|Date||Start||End||Trip 🚶miles||Today's 🚶miles|
|2018-08-24||Cataract Valley||Fire Creek||41.5||13.6|
⛺️ Cataract Valley
Today's a big day: 13.6 miles and ~5,000 of elevation gain ⬆ and loss ⬇. First down to the Carbon River recrossing the swing bridge, then up to Windy Pass just past the Yellowstone Cliffs. Then down again to the West Fork of the White River, which may or may not, have a bridge. And finally up again to Fire Creek for the night.
I'm rising early so that I have a full day for the longer distance and greater elevation gain and loss. Meanwhile, Casper and Tatyanna are sleeping in at Mowich Lake. They will be packing up camp, drive to the Sunrise Trailhead and hike into the Sunrise Campground a little over a mile from the trailhead.

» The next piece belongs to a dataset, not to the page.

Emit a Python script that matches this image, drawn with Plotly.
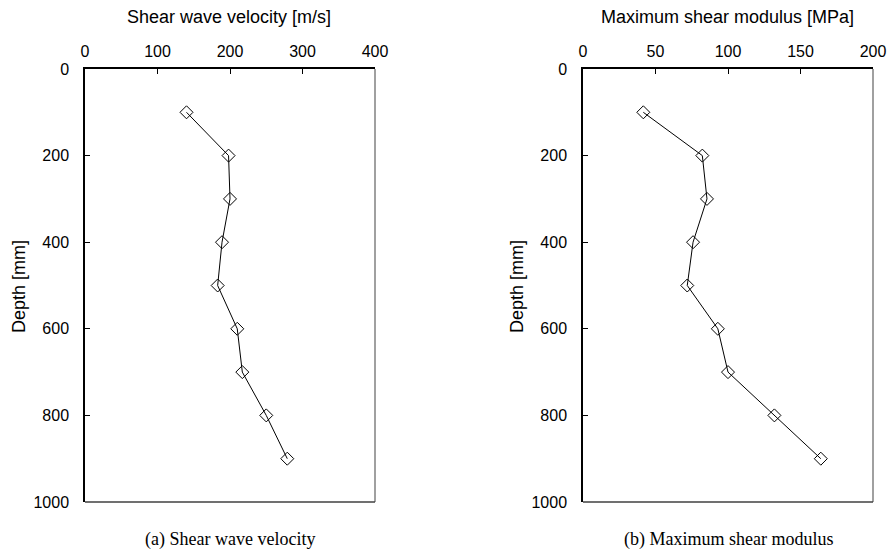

I'm cruising past Carbon River camp where we camped a few days ago, recross the Carbon River swing bridge for the 3rd time and before long I'm back at the junction to Yellowstone Cliffs. This is the start of a 2,920 ft climb to Windy Gap. The grade is excellent and I maintain a climbing speed of 1,800 ft/hr.
The first hour through a deciduous forest with little to no views. The trees shrink in height as I gain elevation and my surroundings become more alpine. The clouds begin to lift just as I enter a meadow and pass a side trail that descends to the Yellowstone Cliffs campsites.
⛰ Yellowstone Cliffs
I take a snack break when the lifting clouds reveal the Yellowstone cliffs above me. I'm soaking in my beautiful surrounding as I enjoy a bar and some water.
🌬 Windy Gap
Not long after resuming the climb, I come upon Windy Gap, which didn't live up to its name at the time.
The clouds continue to dissolve and reveal the jagged peaks of the Sluiskin Mountains. From the Windy Gap pass, the trail winds down to Lake James where there are another 3 campsites. Soon, I'm among the trees again. I come across my first hiker of the day as I enter the forest.
☱ Lake James
Lake James is pretty but has an overgrown shore, which doesn't make for a nice resting spot. So I continue my descent to the West Fork of the White River and take a break at the last spot to filter water where the Van Horn Creek flows into the White River. All the glacial sediment of the White River would quickly clog a water filter, whereas the water of the Van Horn Creek is crystal clear.
Stocked up on water, I'm ready to cross the West fork of the White River and the ensuing 1,600 ft climb to the Fire Creek campsites. A month earlier, a hiker died while crossing the river when there was no bridge. It is unclear whether a trail crew has built a new (seasonal) bridge. I'm keen to find out what the crossing looks like.
Steps before I reach the crossing, two women traveling in the opposite direction report that bridges are in place. The trail weaves between the river's braids as it connects bridges or logs across them. This crossing we've been warned about time and again, turns out to be a piece of cake.
⛺ Fire Creek
The climb to Fire Creek that follows is rather boring. I "catch" an older couple at the junction to Fire Creek where I turn left to hike the 0.4 miles to the campsites. To my surprise, I'm alone at Fire Creek for the night. Not that I can recommend these sites, I found Fire Creek just as unappealing as Eagles Roost.